Winner of the Pulitzer Prize

The Masters Review: The Sympathizer

The Masters Review‘s Alisha Gorder reviews Viet Thanh Nguyen’s debut novel, The Sympathizer.

With The Sympathizer, available now from Grove Press, debut author Viet Thanh Nguyen demonstrates his prowess as a writer by creating a narrator who we shouldn’t trust but do anyway. This confidence is established in the book’s opening lines. Nguyen’s narrator, who remains nameless for the novel’s entirety, starts by saying, “I am a spy, a sleeper, a spook, a man of two faces.” He is a mole, a self-described snoop, a character we know to be well-versed in establishing trust only to take advantage of it later, but in his confession—and that’s really what the narrative is: a confession written in isolation to a man known only as “Commandant”—we become his confidants. We are taken under his spell and held captive until the novel’s finale.

The story begins in Saigon in the final month of the Vietnam War. For the past five years, the narrator has been living and working in the villa of a South Vietnamese “General” as his aide-de-camp and intelligence officer, all while acting as an undercover communist agent. As communist forces advance on Saigon, the narrator is forced to draw up a list of individuals who will be evacuated to the U.S. when chaos erupts. When Saigon finally falls, an event Nguyen depicts in all its startling and spinning horror and pandemonium, the narrator just barely makes it onto a plane bound for America. Along with a handful of friends and colleagues, he settles in Los Angeles and takes a job in the Department of Oriental Studies at the university he attended for six years during his youth. His mission as a student had been to better understand American ways of thinking:

My war was psychological. To that end, I read American history and literature, perfected my grammar and absorbed the slang, smoked pot and lost my virginity.
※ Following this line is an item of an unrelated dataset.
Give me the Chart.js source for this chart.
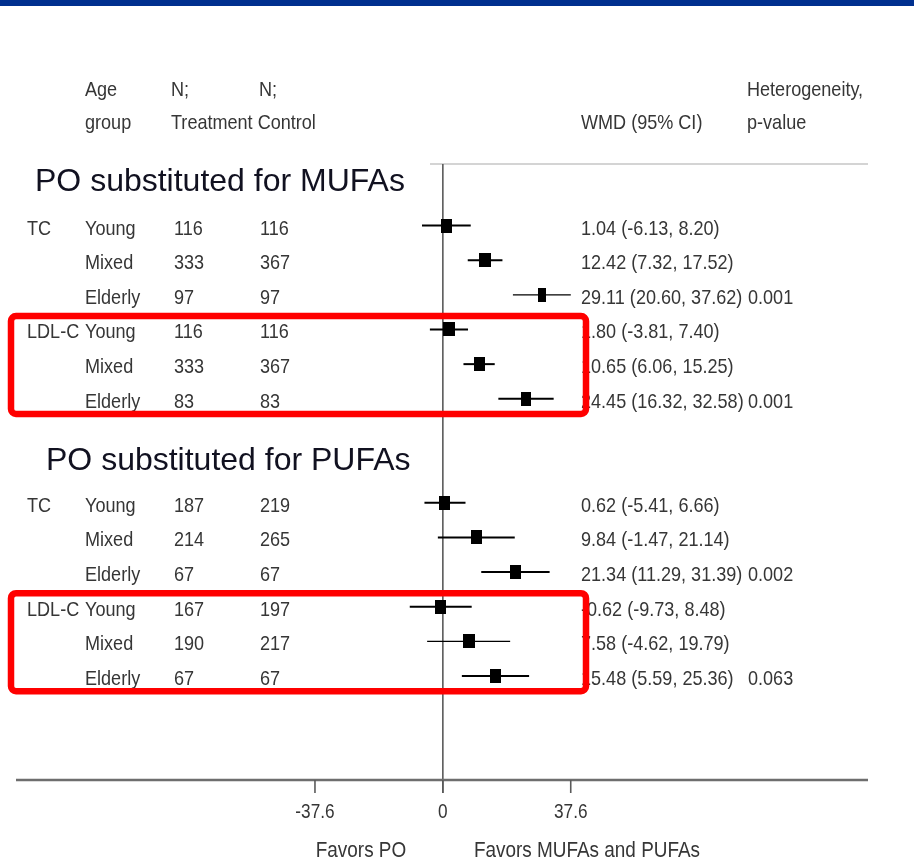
<!DOCTYPE html>
<html>
<head>
<meta charset="utf-8">
<script src="https://cdn.jsdelivr.net/npm/chart.js@4.4.1/dist/chart.umd.min.js"></script>
<style>
  html, body { margin: 0; padding: 0; background: #ffffff; }
  #wrap { position: relative; width: 914px; height: 863px; }
</style>
</head>
<body>
<div id="wrap"><canvas id="forest" width="914" height="863"></canvas></div>
<script>
// ---- Data: weighted mean differences (WMD) of palm oil vs MUFAs / PUFAs ----
const outcomes    = ['TC', '', '', 'LDL-C', '', '', 'TC', '', '', 'LDL-C', '', ''];
const ageGroups   = ['Young', 'Mixed', 'Elderly', 'Young', 'Mixed', 'Elderly',
                     'Young', 'Mixed', 'Elderly', 'Young', 'Mixed', 'Elderly'];
const nTreatment  = [116, 333, 97, 116, 333, 83, 187, 214, 67, 167, 190, 67];
const nControl    = [116, 367, 97, 116, 367, 83, 219, 265, 67, 197, 217, 67];
const wmd         = [1.04, 12.42, 29.11, 1.80, 10.65, 24.45, 0.62, 9.84, 21.34, -0.62, 7.58, 15.48];
const ciLow       = [-6.13, 7.32, 20.60, -3.81, 6.06, 16.32, -5.41, -1.47, 11.29, -9.73, -4.62, 5.59];
const ciHigh      = [8.20, 17.52, 37.62, 7.40, 15.25, 32.58, 6.66, 21.14, 31.39, 8.48, 19.79, 25.36];
const pHeterogen  = ['', '', '0.001', '', '', '0.001', '', '', '0.002', '', '', '0.063'];
// row slot of each estimate (two blocks of six, separated by a gap)
const rowSlot     = [0, 1, 2, 3, 4, 5, 8, 9, 10, 11, 12, 13];
const sectionTitles = ['PO substituted for MUFAs', 'PO substituted for PUFAs'];
const xTickValues = [-37.6, 0, 37.6];
const xTickLabels = ['-37.6', '0', '37.6'];
const favorsLabels = ['Favors PO', 'Favors MUFAs and PUFAs'];
// highlighted LDL-C groups: [first slot, last slot]
const highlightGroups = [[3, 5], [11, 13]];

// ---- Styling ----
const SANS = "'Liberation Sans', Arial, Helvetica, sans-serif";
const TEXT_GREY = '#363636';
const CONDENSE = 0.86;           // horizontal squeeze for the table lettering
const markerWidths = [11, 12, 8, 12, 11, 10, 11, 11, 11, 11, 12, 11];
const ciWidths     = [2, 2, 1.3, 2, 2, 2, 2, 2, 2, 2, 1.3, 2];
const MARKER_H = 14;

const markerCache = {};
function markerCanvas(w) {
  if (!markerCache[w]) {
    const c = document.createElement('canvas');
    c.width = w; c.height = MARKER_H;
    const g = c.getContext('2d');
    g.fillStyle = '#000000';
    g.fillRect(0, 0, w, MARKER_H);
    markerCache[w] = c;
  }
  return markerCache[w];
}

// condensed text: regular sans squeezed horizontally
function narrowText(ctx, text, x, y, size, align) {
  ctx.save();
  ctx.translate(x, y);
  ctx.scale(CONDENSE, 1);
  ctx.font = size + 'px ' + SANS;
  ctx.textAlign = align || 'left';
  ctx.textBaseline = 'alphabetic';
  ctx.fillText(text, 0, 0);
  ctx.restore();
}

function wmdLabel(i) {
  return wmd[i].toFixed(2) + ' (' + ciLow[i].toFixed(2) + ', ' + ciHigh[i].toFixed(2) + ')';
}

function roundRectPath(ctx, x, y, w, h, r) {
  ctx.beginPath();
  ctx.moveTo(x + r, y);
  ctx.lineTo(x + w - r, y);
  ctx.arcTo(x + w, y, x + w, y + r, r);
  ctx.lineTo(x + w, y + h - r);
  ctx.arcTo(x + w, y + h, x + w - r, y + h, r);
  ctx.lineTo(x + r, y + h);
  ctx.arcTo(x, y + h, x, y + h - r, r);
  ctx.lineTo(x, y + r);
  ctx.arcTo(x, y, x + r, y, r);
  ctx.closePath();
}

const forestPlugin = {
  id: 'forest',
  beforeDraw(chart) {
    const ctx = chart.ctx;
    const xs = chart.scales.x, ys = chart.scales.y;
    const area = chart.chartArea;
    ctx.save();
    ctx.fillStyle = '#ffffff';
    ctx.fillRect(0, 0, chart.width, chart.height);
    // top band
    ctx.fillStyle = '#00308f';
    ctx.fillRect(0, 0, chart.width, 6);

    // column headers
    ctx.fillStyle = TEXT_GREY;
    narrowText(ctx, 'Age', 85, 96, 21);
    narrowText(ctx, 'group', 85, 129, 21);
    narrowText(ctx, 'N;', 171, 96, 21);
    narrowText(ctx, 'N;', 259, 96, 21);
    narrowText(ctx, 'Treatment Control', 171, 129, 21);
    narrowText(ctx, 'WMD (95% CI)', 581, 129, 21);
    narrowText(ctx, 'Heterogeneity,', 747, 96, 21);
    narrowText(ctx, 'p-value', 747, 129, 21);

    // separator under the header
    ctx.strokeStyle = '#d4d4d4';
    ctx.lineWidth = 2;
    ctx.beginPath();
    ctx.moveTo(430, area.top);
    ctx.lineTo(area.right, area.top);
    ctx.stroke();

    // line of no effect
    const x0 = xs.getPixelForValue(0);
    ctx.strokeStyle = '#5a5a5a';
    ctx.lineWidth = 1.6;
    ctx.beginPath();
    ctx.moveTo(x0, area.top);
    ctx.lineTo(x0, area.bottom + 13);
    ctx.stroke();

    // x axis with ticks
    ctx.strokeStyle = '#6e6e6e';
    ctx.lineWidth = 2.5;
    ctx.beginPath();
    ctx.moveTo(area.left, area.bottom);
    ctx.lineTo(area.right, area.bottom);
    ctx.stroke();
    ctx.lineWidth = 1.6;
    ctx.strokeStyle = '#5a5a5a';
    ctx.fillStyle = TEXT_GREY;
    xTickValues.forEach((v, k) => {
      const px = xs.getPixelForValue(v);
      ctx.beginPath();
      ctx.moveTo(px, area.bottom);
      ctx.lineTo(px, area.bottom + 13);
      ctx.stroke();
      narrowText(ctx, xTickLabels[k], px, area.bottom + 38, 20, 'center');
    });
    narrowText(ctx, favorsLabels[0], 361, 857, 22, 'center');
    narrowText(ctx, favorsLabels[1], 587, 857, 22, 'center');

    // confidence intervals
    ctx.strokeStyle = '#000000';
    rowSlot.forEach((slot, i) => {
      const py = ys.getPixelForValue(slot);
      ctx.lineWidth = ciWidths[i];
      ctx.beginPath();
      ctx.moveTo(xs.getPixelForValue(ciLow[i]), py);
      ctx.lineTo(xs.getPixelForValue(ciHigh[i]), py);
      ctx.stroke();
    });
    ctx.restore();
  },
  afterDraw(chart) {
    const ctx = chart.ctx;
    const ys = chart.scales.y;
    ctx.save();

    // section titles
    ctx.fillStyle = '#111120';
    ctx.font = '32px ' + SANS;
    ctx.textAlign = 'left';
    ctx.textBaseline = 'alphabetic';
    ctx.fillText(sectionTitles[0], 35, ys.getPixelForValue(-1.0));
    ctx.fillText(sectionTitles[1], 46, ys.getPixelForValue(7.06));

    // table rows
    ctx.fillStyle = TEXT_GREY;
    rowSlot.forEach((slot, i) => {
      const base = ys.getPixelForValue(slot) + 9;
      if (outcomes[i]) narrowText(ctx, outcomes[i], 27, base, 21);
      narrowText(ctx, ageGroups[i], 85, base, 21);
      narrowText(ctx, String(nTreatment[i]), 174, base, 21);
      narrowText(ctx, String(nControl[i]), 260, base, 21);
      narrowText(ctx, wmdLabel(i), 581, base, 21);
      if (pHeterogen[i]) narrowText(ctx, pHeterogen[i], 748, base, 21);
    });

    // highlight frames around the LDL-C groups
    ctx.strokeStyle = '#ff0000';
    ctx.lineWidth = 6.5;
    highlightGroups.forEach(([a, b]) => {
      const top = ys.getPixelForValue(a - 0.39);
      const bottom = ys.getPixelForValue(b + 0.44);
      roundRectPath(ctx, 11, top, 575, bottom - top, 5);
      ctx.stroke();
    });
    ctx.restore();
  }
};

new Chart(document.getElementById('forest').getContext('2d'), {
  type: 'scatter',
  data: {
    datasets: [{
      data: rowSlot.map((slot, i) => ({ x: wmd[i], y: slot })),
      pointStyle: (c) => markerCanvas(markerWidths[c.dataIndex] || 11),
      pointRadius: 7,
      backgroundColor: '#000000',
      borderWidth: 0
    }]
  },
  options: {
    responsive: false,
    animation: false,
    layout: { padding: { left: 16, right: 46, top: 164, bottom: 83 } },
    scales: {
      x: { type: 'linear', min: -125.5, max: 125, display: false },
      y: { type: 'linear', min: -1.775, max: 16, reverse: true, display: false }
    },
    plugins: { legend: { display: false }, tooltip: { enabled: false } }
  },
  plugins: [forestPlugin]
});
</script>
</body>
</html>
In short, I earned not only my bachelor’s but my master’s degree, becoming expert in all manner of American studies.

He was sent to be a sponge, and the depth to which the narrator soaked up American culture shines through in his love of Dylan and Faulkner as well as the vocabulary he uses to tell his story, a vocabulary that had me reaching for a dictionary every so often to keep up. This second time around he is no longer a student but a trained spy and he continues his work as a double agent, reporting the General’s and other refugees’ activities to his blood-brother and co-conspirator Man in Vietnam.

The General becomes suspicious that there is an informant in the ranks, and twice the narrator must take desperate, fatal measures to keep his identity secret. He is quite literally haunted by the murders he commits to prevent his own. The ghosts of the men he kills in order to protect himself follow and taunt him daily, which shows just how burdened the narrator is by his conflicting loyalties to his communist comrades on the one hand and his day-to-day companions on the other.

The narrator describes himself as a man of two minds. “I am simply able to see any issue from both sides,” he says. He claims that his talent “possesses” him, and we in turn sympathize with him as it seems he is unable not to sympathize with his enemies. Seeing both sides means being divided, and we feel for the man who has been divided most of his life. He was born in Vietnam — a divided country — raised in America, and now works as a double agent. He is also a bastard, the son of a Vietnamese woman and a priest, and we get the sense that his “weakness for sympathizing” is partly a reaction against the lack of sympathy he received as a child born out of wedlock. “I credit my gentle mother with teaching me the idea that blurring the lines between us and them can be a worthy behavior,” he says. “After all, if she had not blurred the lines between maid and priest, or allowed them to be blurred, I would not exist.” We admire the narrator for his radical sympathy, but it is true, as the narrator says, that the “talent that possesses you — that is a hazard.” The same trait that opens the door to unexpected friendships and romances also tears him apart and inevitably leads to devastating betrayals.

This novel is not for the faint of heart, with graphic scenes of torture and abuse reminiscent of (but more nightmarish than) those in Orwell’s 1984. These scenes, though, are crucial to the narrative and balanced out by other moments in the novel that are equally rich in beauty and softness.

With his commanding and consistently authentic style, Nguyen inserts himself into what has been a predominately US-centric conversation and shakes up our traditional way of thinking about the Vietnam War. Nguyen, like the remarkable narrator he has so carefully constructed, reminds us that there are always two sides and helps us to see both.